• _Problem statement_
Repeat, exactly and completely, the material that follows. Omit the pictures.
* BEGIN *
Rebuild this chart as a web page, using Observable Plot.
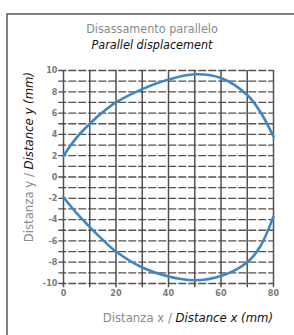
<!DOCTYPE html>
<html>
<head>
<meta charset="utf-8">
<script src="https://cdn.jsdelivr.net/npm/d3@7"></script>
<script src="https://cdn.jsdelivr.net/npm/@observablehq/plot@0.6"></script>
<style>
  html, body { margin: 0; padding: 0; background: #fff; }
  #chart { width: 294px; height: 335px; overflow: hidden; }
  svg { font-family: "Liberation Sans Narrow", "DejaVu Sans Condensed", "Liberation Sans", sans-serif; }
</style>
</head>
<body>
<div id="chart"></div>
<script>
// Data
const xValues = [0, 5, 10, 15, 20, 30, 40, 50, 60, 70, 75, 80];
const upperY  = [2.0, 3.7, 5.0, 6.1, 7.0, 8.25, 9.15, 9.65, 9.3, 7.7, 6.1, 3.8];
const lowerY  = [-1.9, -3.4, -4.7, -5.9, -7.0, -8.5, -9.35, -9.7, -9.3, -8.0, -6.5, -3.7];
const xTickLabels = [0, 20, 40, 60, 80];
const yTickLabels = [10, 8, 6, 4, 2, 0, -2, -4, -6, -8, -10];
const xGrid = d3.range(0, 81, 10);
const yGrid = d3.range(-10, 11, 1);

const upper = xValues.map((x, i) => ({x, y: upperY[i]}));
const lower = xValues.map((x, i) => ({x, y: lowerY[i]}));

const gridColor = "#463c3b";
const lineColor = "#3f86c4";
const fmt = d => d < 0 ? "-" + (-d) : String(d);

const svg = Plot.plot({
  width: 294,
  height: 335,
  marginLeft: 63,
  marginRight: 21,
  marginTop: 70,
  marginBottom: 52,
  x: {domain: [0, 80]},
  y: {domain: [-10, 10]},
  style: {fontFamily: "'Liberation Sans Narrow', 'DejaVu Sans Condensed', sans-serif", fontSize: "9px"},
  marks: [
    Plot.ruleY(yGrid, {x1: -1.8, x2: 80, stroke: gridColor, strokeWidth: 1.3, strokeDasharray: "8,2", strokeOpacity: 0.9}),
    Plot.ruleX(xGrid, {y1: -10.4, y2: 10, stroke: gridColor, strokeWidth: 1.5, strokeOpacity: 0.9}),
    Plot.line(upper, {x: "x", y: "y", curve: "catmull-rom", stroke: lineColor, strokeWidth: 2.6}),
    Plot.line(lower, {x: "x", y: "y", curve: "catmull-rom", stroke: lineColor, strokeWidth: 2.6}),
    Plot.axisX(xTickLabels, {tickSize: 0, tickPadding: 6, tickFormat: fmt, fill: "#7a7a7a", fontWeight: "bold", fontSize: 9, label: null}),
    Plot.axisY(yTickLabels, {tickSize: 0, tickPadding: 6, tickFormat: fmt, fill: "#7a7a7a", fontWeight: "bold", fontSize: 9, label: null})
  ]
});

const s = d3.select(svg);
// frame
s.append("path").attr("d", "M7,335V14H294").attr("fill", "none").attr("stroke", "#555").attr("stroke-width", 1.5);

// titles
s.append("text").attr("x", 152).attr("y", 33).attr("text-anchor", "middle")
  .attr("font-size", 12.5).attr("fill", "#8a8a8a").text("Disassamento parallelo");
s.append("text").attr("x", 152).attr("y", 49).attr("text-anchor", "middle")
  .attr("font-size", 12.5).attr("font-style", "italic").attr("fill", "#111").text("Parallel displacement");

// x label
const xl = s.append("text").attr("x", 273).attr("y", 322).attr("text-anchor", "end").attr("font-size", 13);
xl.append("tspan").attr("fill", "#8a8a8a").text("Distanza x / ");
xl.append("tspan").attr("fill", "#111").attr("font-style", "italic").text("Distance x (mm)");

// y label
const yl = s.append("text").attr("transform", "translate(33,72) rotate(-90)").attr("text-anchor", "end").attr("font-size", 13);
yl.append("tspan").attr("fill", "#8a8a8a").text("Distanza y / ");
yl.append("tspan").attr("fill", "#111").attr("font-style", "italic").text("Distance y (mm)");

document.getElementById("chart").appendChild(svg);
</script>
</body>
</html>
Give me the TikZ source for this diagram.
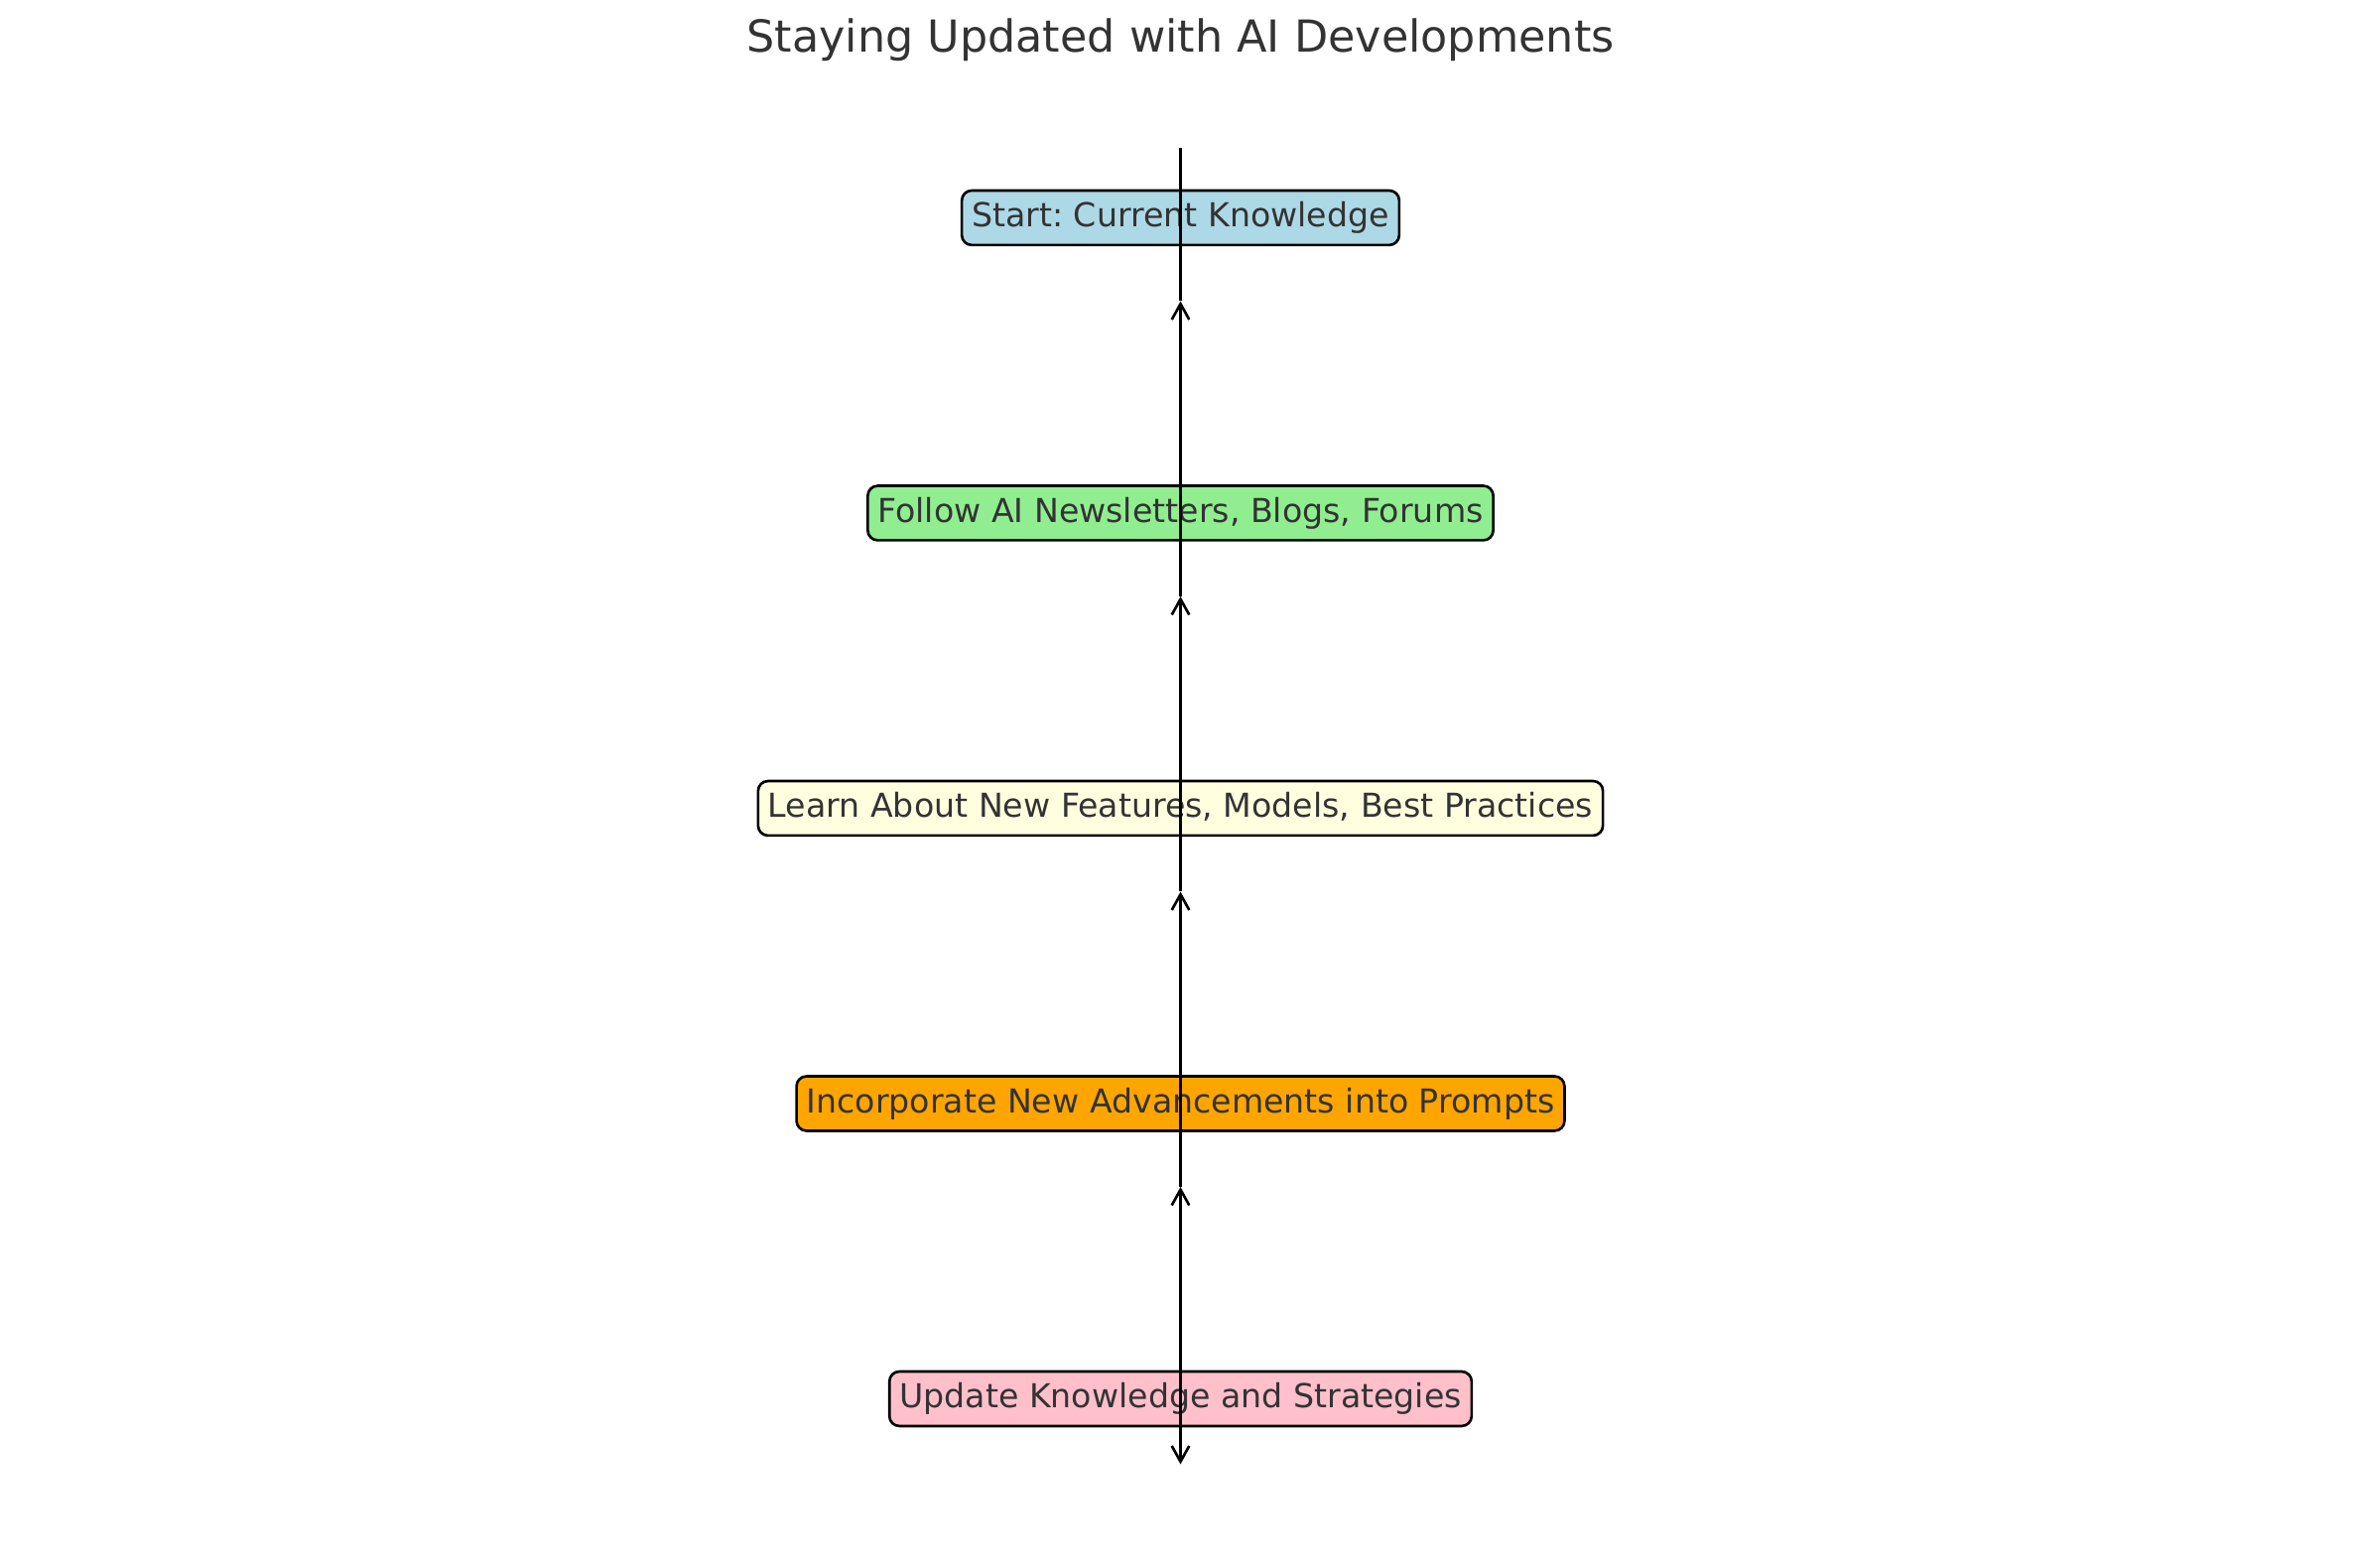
\documentclass[tikz,border=0pt]{standalone}
\usepackage{fontspec}
\setmainfont{DejaVu Sans}
\frenchspacing
\usetikzlibrary{arrows.meta}
\definecolor{textgray}{HTML}{333333}
\definecolor{lightblue}{HTML}{ADD8E6}
\definecolor{lightgreen}{HTML}{90EE90}
\definecolor{lightyellow}{HTML}{FFFFE0}
\definecolor{orange}{HTML}{FFA500}
\definecolor{pink}{HTML}{FFC0CB}
\tikzset{node distance=2.975cm, auto, >={Straight Barb[length=4.5pt,width=5pt]}}
\tikzset{stepbox/.style={draw, rounded corners=0.1cm, line width=0.75pt, text=textgray,
    inner xsep=0.1cm, inner ysep=0.1cm, text height=0.266cm, text depth=0.083cm,
    font=\fontsize{9.45}{11}\selectfont}}

\begin{document}
\begin{tikzpicture}[line width=0.75pt]
                \useasboundingbox (0,0) rectangle (23.79,15.80);
                \node (title) [anchor=base, text=textgray, font=\fontsize{12.65}{15}\selectfont] at (11.895,15.27) {Staying Updated with AI Developments};
                \node (start)   [stepbox, fill=lightblue] at (11.895,13.605) {Start: Current Knowledge};
                \node (follow)  [stepbox, fill=lightgreen, below of=start]   {Follow AI Newsletters, Blogs, Forums};
                \node (learn)   [stepbox, fill=lightyellow, below of=follow] {Learn About New Features, Models, Best Practices};
                \node (advance) [stepbox, fill=orange, below of=learn]       {Incorporate New Advancements into Prompts};
                \node (update)  [stepbox, fill=pink, below of=advance]       {Update Knowledge and Strategies};
                \coordinate [node distance=0.70cm, above of=start] (top);
                \coordinate [node distance=0.84cm, below of=start] (h1);
                \coordinate [node distance=0.79cm, above of=follow] (t1);
                \coordinate [node distance=0.84cm, below of=follow] (h2);
                \coordinate [node distance=0.79cm, above of=learn] (t2);
                \coordinate [node distance=0.84cm, below of=learn] (h3);
                \coordinate [node distance=0.79cm, above of=advance] (t3);
                \coordinate [node distance=0.84cm, below of=advance] (h4);
                \coordinate [node distance=0.79cm, above of=update] (t4);
                \coordinate [node distance=0.66cm, below of=update] (bot);
                \draw (top) -- (h1);
                \draw[->] (t1) -- (h1);
                \draw (t1) -- (h2);
                \draw[->] (t2) -- (h2);
                \draw (t2) -- (h3);
                \draw[->] (t3) -- (h3);
                \draw (t3) -- (h4);
                \draw[->] (t4) -- (h4);
                \draw[->] (t4) -- (bot);
              \end{tikzpicture}
\end{document}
* END *
• _Final result_
Rebuild this chart as a web page, using Observable Plot.
<!DOCTYPE html>
<html>
<head>
<meta charset="utf-8">
<script src="https://cdn.jsdelivr.net/npm/d3@7"></script>
<script src="https://cdn.jsdelivr.net/npm/@observablehq/plot@0.6"></script>
<style>
  html, body { margin: 0; padding: 0; background: #fff; }
  #chart { width: 294px; height: 335px; overflow: hidden; }
  svg { font-family: "Liberation Sans Narrow", "DejaVu Sans Condensed", "Liberation Sans", sans-serif; }
</style>
</head>
<body>
<div id="chart"></div>
<script>
// Data
const xValues = [0, 5, 10, 15, 20, 30, 40, 50, 60, 70, 75, 80];
const upperY  = [2.0, 3.7, 5.0, 6.1, 7.0, 8.25, 9.15, 9.65, 9.3, 7.7, 6.1, 3.8];
const lowerY  = [-1.9, -3.4, -4.7, -5.9, -7.0, -8.5, -9.35, -9.7, -9.3, -8.0, -6.5, -3.7];
const xTickLabels = [0, 20, 40, 60, 80];
const yTickLabels = [10, 8, 6, 4, 2, 0, -2, -4, -6, -8, -10];
const xGrid = d3.range(0, 81, 10);
const yGrid = d3.range(-10, 11, 1);

const upper = xValues.map((x, i) => ({x, y: upperY[i]}));
const lower = xValues.map((x, i) => ({x, y: lowerY[i]}));

const gridColor = "#463c3b";
const lineColor = "#3f86c4";
const fmt = d => d < 0 ? "-" + (-d) : String(d);

const svg = Plot.plot({
  width: 294,
  height: 335,
  marginLeft: 63,
  marginRight: 21,
  marginTop: 70,
  marginBottom: 52,
  x: {domain: [0, 80]},
  y: {domain: [-10, 10]},
  style: {fontFamily: "'Liberation Sans Narrow', 'DejaVu Sans Condensed', sans-serif", fontSize: "9px"},
  marks: [
    Plot.ruleY(yGrid, {x1: -1.8, x2: 80, stroke: gridColor, strokeWidth: 1.3, strokeDasharray: "8,2", strokeOpacity: 0.9}),
    Plot.ruleX(xGrid, {y1: -10.4, y2: 10, stroke: gridColor, strokeWidth: 1.5, strokeOpacity: 0.9}),
    Plot.line(upper, {x: "x", y: "y", curve: "catmull-rom", stroke: lineColor, strokeWidth: 2.6}),
    Plot.line(lower, {x: "x", y: "y", curve: "catmull-rom", stroke: lineColor, strokeWidth: 2.6}),
    Plot.axisX(xTickLabels, {tickSize: 0, tickPadding: 6, tickFormat: fmt, fill: "#7a7a7a", fontWeight: "bold", fontSize: 9, label: null}),
    Plot.axisY(yTickLabels, {tickSize: 0, tickPadding: 6, tickFormat: fmt, fill: "#7a7a7a", fontWeight: "bold", fontSize: 9, label: null})
  ]
});

const s = d3.select(svg);
// frame
s.append("path").attr("d", "M7,335V14H294").attr("fill", "none").attr("stroke", "#555").attr("stroke-width", 1.5);

// titles
s.append("text").attr("x", 152).attr("y", 33).attr("text-anchor", "middle")
  .attr("font-size", 12.5).attr("fill", "#8a8a8a").text("Disassamento parallelo");
s.append("text").attr("x", 152).attr("y", 49).attr("text-anchor", "middle")
  .attr("font-size", 12.5).attr("font-style", "italic").attr("fill", "#111").text("Parallel displacement");

// x label
const xl = s.append("text").attr("x", 273).attr("y", 322).attr("text-anchor", "end").attr("font-size", 13);
xl.append("tspan").attr("fill", "#8a8a8a").text("Distanza x / ");
xl.append("tspan").attr("fill", "#111").attr("font-style", "italic").text("Distance x (mm)");

// y label
const yl = s.append("text").attr("transform", "translate(33,72) rotate(-90)").attr("text-anchor", "end").attr("font-size", 13);
yl.append("tspan").attr("fill", "#8a8a8a").text("Distanza y / ");
yl.append("tspan").attr("fill", "#111").attr("font-style", "italic").text("Distance y (mm)");

document.getElementById("chart").appendChild(svg);
</script>
</body>
</html>
Give me the TikZ source for this diagram.
\documentclass[tikz,border=0pt]{standalone}
\usepackage{fontspec}
\setmainfont{DejaVu Sans}
\frenchspacing
\usetikzlibrary{arrows.meta}
\definecolor{textgray}{HTML}{333333}
\definecolor{lightblue}{HTML}{ADD8E6}
\definecolor{lightgreen}{HTML}{90EE90}
\definecolor{lightyellow}{HTML}{FFFFE0}
\definecolor{orange}{HTML}{FFA500}
\definecolor{pink}{HTML}{FFC0CB}
\tikzset{node distance=2.975cm, auto, >={Straight Barb[length=4.5pt,width=5pt]}}
\tikzset{stepbox/.style={draw, rounded corners=0.1cm, line width=0.75pt, text=textgray,
    inner xsep=0.1cm, inner ysep=0.1cm, text height=0.266cm, text depth=0.083cm,
    font=\fontsize{9.45}{11}\selectfont}}

\begin{document}
\begin{tikzpicture}[line width=0.75pt]
                \useasboundingbox (0,0) rectangle (23.79,15.80);
                \node (title) [anchor=base, text=textgray, font=\fontsize{12.65}{15}\selectfont] at (11.895,15.27) {Staying Updated with AI Developments};
                \node (start)   [stepbox, fill=lightblue] at (11.895,13.605) {Start: Current Knowledge};
                \node (follow)  [stepbox, fill=lightgreen, below of=start]   {Follow AI Newsletters, Blogs, Forums};
                \node (learn)   [stepbox, fill=lightyellow, below of=follow] {Learn About New Features, Models, Best Practices};
                \node (advance) [stepbox, fill=orange, below of=learn]       {Incorporate New Advancements into Prompts};
                \node (update)  [stepbox, fill=pink, below of=advance]       {Update Knowledge and Strategies};
                \coordinate [node distance=0.70cm, above of=start] (top);
                \coordinate [node distance=0.84cm, below of=start] (h1);
                \coordinate [node distance=0.79cm, above of=follow] (t1);
                \coordinate [node distance=0.84cm, below of=follow] (h2);
                \coordinate [node distance=0.79cm, above of=learn] (t2);
                \coordinate [node distance=0.84cm, below of=learn] (h3);
                \coordinate [node distance=0.79cm, above of=advance] (t3);
                \coordinate [node distance=0.84cm, below of=advance] (h4);
                \coordinate [node distance=0.79cm, above of=update] (t4);
                \coordinate [node distance=0.66cm, below of=update] (bot);
                \draw (top) -- (h1);
                \draw[->] (t1) -- (h1);
                \draw (t1) -- (h2);
                \draw[->] (t2) -- (h2);
                \draw (t2) -- (h3);
                \draw[->] (t3) -- (h3);
                \draw (t3) -- (h4);
                \draw[->] (t4) -- (h4);
                \draw[->] (t4) -- (bot);
              \end{tikzpicture}
\end{document}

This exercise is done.